Amazon.com Review
"There was an old man named Wallace P. Flynn / Who lived in a house in the trees-- / You could smell him for several miles downwind / Because of his fondness for cheese." So begins silver-tongued storyteller Garrison Keillor's comical rhyming story
The Old Man Who Loved Cheese. Mr. Flynn doesn't like mild cheese--he likes the stinkiest cheese available: "Some men want fame and their name on marquees. / Some men love money.

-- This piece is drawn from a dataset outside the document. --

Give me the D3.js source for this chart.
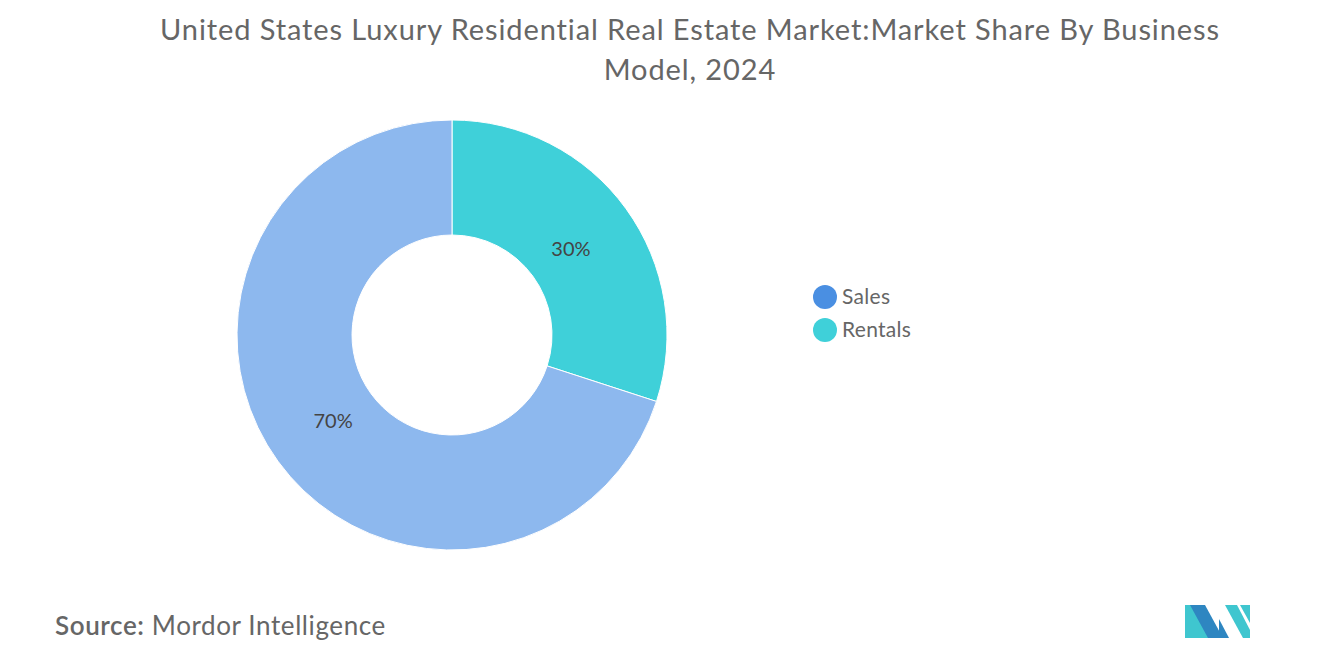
<!DOCTYPE html><html><head><meta charset="utf-8">
<script src="https://cdn.jsdelivr.net/npm/d3@7"></script>
<style>body{margin:0;background:#fff}svg{font-family:Lato,"Open Sans",sans-serif}</style></head><body>
<svg id="c" width="1320" height="665"></svg>
<script>
const categories=["Rentals","Sales"];
const values=[30,70];
const sliceColors=["#3FD0D9","#8DB8EE"];
const legendLabels=["Sales","Rentals"];
const legendColors=["#4A8FE2","#3FD0D9"];
const svg=d3.select("#c");
svg.append("text").attr("x",690).attr("y",40).attr("text-anchor","middle").attr("font-size",29).attr("letter-spacing",0.9).attr("fill","#666").text("United States Luxury Residential Real Estate Market:Market Share By Business");
svg.append("text").attr("x",690).attr("y",80).attr("text-anchor","middle").attr("font-size",29).attr("letter-spacing",0.9).attr("fill","#666").text("Model, 2024");
const g=svg.append("g").attr("transform","translate(452,335)");
const pie=d3.pie().sort(null)(values);
const arc=d3.arc().innerRadius(100).outerRadius(215);
g.selectAll("path").data(pie).join("path").attr("d",arc).attr("fill",(d,i)=>sliceColors[i]).attr("stroke","#fff").attr("stroke-width",1);
const la=d3.arc().innerRadius(147).outerRadius(147);
g.selectAll("text").data(pie).join("text").attr("transform",d=>`translate(${la.centroid(d)})`).attr("text-anchor","middle").attr("dy","0.35em").attr("font-size",20).attr("fill","#444").text(d=>d.value+"%");
const lg=svg.append("g").attr("transform","translate(825,297)");
legendLabels.forEach((l,i)=>{
 lg.append("circle").attr("cx",0).attr("cy",i*33).attr("r",12).attr("fill",legendColors[i]);
 lg.append("text").attr("x",17).attr("y",i*33).attr("dy","0.35em").attr("font-size",21).attr("letter-spacing",0.3).attr("fill","#666").text(l);
});
svg.append("text").attr("x",55).attr("y",635).attr("font-size",26).attr("letter-spacing",0.6).attr("fill","#666").html('<tspan font-weight="600">Source:</tspan>  Mordor Intelligence');
const lgo=svg.append("g").attr("transform","translate(1185,605)");
lgo.append("polygon").attr("points","0,33 0,0 10,0 28,33").attr("fill","#3FC6CF");
lgo.append("polygon").attr("points","5,0 20,0 38,33 23,33").attr("fill","#2E86C1");
lgo.append("polygon").attr("points","34,33 34,14 44,33").attr("fill","#2E86C1");
lgo.append("polygon").attr("points","40,0 52,0 65,25 65,33 58,33 40,0").attr("fill","#3FC6CF");
lgo.append("polygon").attr("points","55,0 65,0 65,18").attr("fill","#3FC6CF");
</script></body></html>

I choose cheese," he proclaims to his frankly fed-up family. They scatter like leaves, and with his family gone, Mr. Flynn's life deteriorates as he spends more and more time at Easy Ed's Used Cheese Market. "The smell was so awful, so sour and vile / The skunks had to go and lie down for a while." It was only a matter of time before the cheese police moved in--smoking him out of his house with lemon meringue and butterscotch custard, both of which Mr. Flynn finds repulsive. In court, he finally agrees to forswear all cheese, convinced by the prospect of spending some time with his new grandson. Shortly after he is freed, he gets back together with his wife and they live happily ever after,
sans fromage. Kids who laugh at all things smelly will certainly enjoy this rollicking tale, but it's perhaps even more suitable as comic relief for families experiencing the damaging effects of one family member's really bad habit. Illustrator Anne Wilsdorf's artwork is hilarious, cartoonish, appropriately gruesome, and jam-packed with details that adults and children alike will relish. (All ages)
--Karin Snelson
From Publishers Weekly
With a whiff of limburger and a touch of Lake Wobegon, humorist Keillor (Cat, You Better Come Home) serves up the story of Wallace P. Flynn, a man so enamored of smelly cheese that he is arrested by the Cheese Brigade of the Diet Patrol for smelling up the neighborhood. When brought to trial, Flynn is saved by the family that had long since deserted him; now his son persuasively pleads, "Why devote your life to cheese/ When you can have a grandbaby on your knees?" The moral??"a person can choose/ To mend his ways and to begin/ A brand-new life,/ As Mr. Flynn did with his wife." Wilsdorf's antic and lively drawings are a perfect accompaniment to a story peopled with eccentrics who shoot butterscotch custard and sticky buns out of cannons and relatives who run off to Arkansas ("which has a Halitosis Law"). The rhymes are unexpected and clever: "Guccis" with "blue cheese," "overseas" with "jujubes," and the hero declaims, "From now on, this shall be my goal: a/ Life of zero Gorgonzola." The slapstick comedy and outlandish plot notwithstanding, the inconsistent meter and constantly changing rhyme scheme sometimes sound like a weak imitation of Dr. Seuss. Still, Keillor's fans know that a book whose hero buys his best cheese at "Easy Ed's Used Cheese Market" will, like "a nice sharp cheddar/ [make them] feel a whole lot better!" All ages.